After a number of weeks of hanging out in the synthetic and soupy tropics, dodging afternoon rain and thunderstorms, dealing with demanding and sometimes disgruntled guests, and reciting the spiel and guiding the cruise multiple times a day, day after day, the whole gig began to feel more like work than fantasy. I also didn’t feel the same connection with these Disney college kids that I had experienced with the pages. For one thing, there were many more students in the college program, and our living quarters were spread out over a large apartment complex rather than consolidated on two floors of an office building. Although I had two other roommates, we each had our own rooms, and our schedules rarely coincided.
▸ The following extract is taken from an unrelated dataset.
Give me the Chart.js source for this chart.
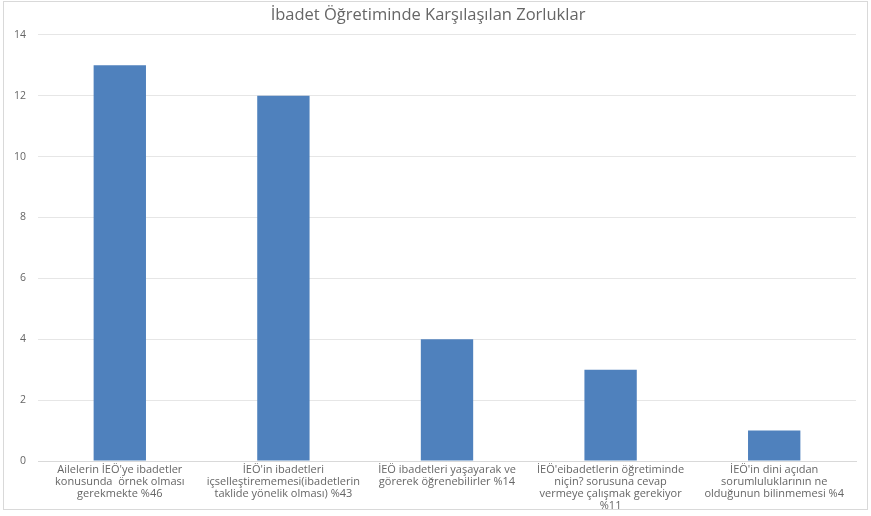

I hardly ever saw them. I did have a friend from Birmingham-Southern whom I was kind of dating at the time. And I often hung out with her and her roommates and their friends. I say “kind of” dating as she had first asked me to one of her sorority parties back at BSC earlier that year, and I had reciprocated with dinner and a movie. We had also started spending time together on the swings near the intramural field, sharing about our freshman days and some of our future dreams. Working at Disney emerged as an aspiration shared.
I don’t remember thinking that my “girlfriend” and I were going to Disney for the summer, but rather that I was going to Disney and a friend of mine was going as well. I’m not sure how she saw it, but I had this need to maintain an independence, almost a separateness, from my coed friend. I liked her a lot. Found her to be bright, fun, thoughtful, and very attractive. But my peculiarities were emerging once again, staking their claim on me, and constructing a type of invisible wall between us, not allowing me to get too close physically or emotionally.
I do remember sharing my favorite spots of the Polynesian Village with her, lying in a hammock together and watching the Electrical Water Pageant on Seven Seas Lagoon with Handel’s Water Music broadcasting in the background. And we spent many an evening together in the Magic Kingdom, Epcot, or the Studios. But she also enjoyed going out later than I and gathering with other fun-loving extraverted night-owls in the multiple dance and nightclubs of Pleasure Island. She began meeting other interested guys. One in particular worked with me on the Jungle Cruise. And although I felt some resentment and even jealousy as they began spending more time together, I wasn’t willing or able to offer her any more of myself.
By mid-summer, even as I was around crowds of people most of every day, I began to experience a loneliness like I’d not experienced before — a loneliness instigated by an inability to access a deeper intimacy, I think. On one hand, I really wished I could experience more physical and emotional closeness with my female classmate from BSC. And on the other hand was a more unconscious and yet equally arresting dilemma. Although I never articulated this for myself at the time, I think I yearned for a deeper connection with some of the other guys in the college program.
In retrospect, if I’d felt free enough to explore these attractions (I worked all summer on a ride with all males for Christ’s sake) whether physical, intellectual, or emotional, surely, I would have felt more instinctive energy and enthusiasm. Isn’t this the way most “straight” folks get to be and feel? Free to explore their natural interests and attractions? As it stood, I was left with a subliminal ache and yet loathing, a spark submerged whose inverse symptoms were all I could feel: dullness, detachment, and perhaps early signs of depression. I declined to attend our end-of-summer formal. Despite my absence, my schoolmate effectively lobbied all in attendance on my behalf and presented me the next day with the “Most likely to be Disney CEO” Award. I was touched and also a bit regretful that I hadn’t sucked up my self-loathing lip especially for this last evening. I do still have a group picture from that night of all the college Jungle Cruise Skippers with one of them appropriately and with fondness I think, giving me the bird.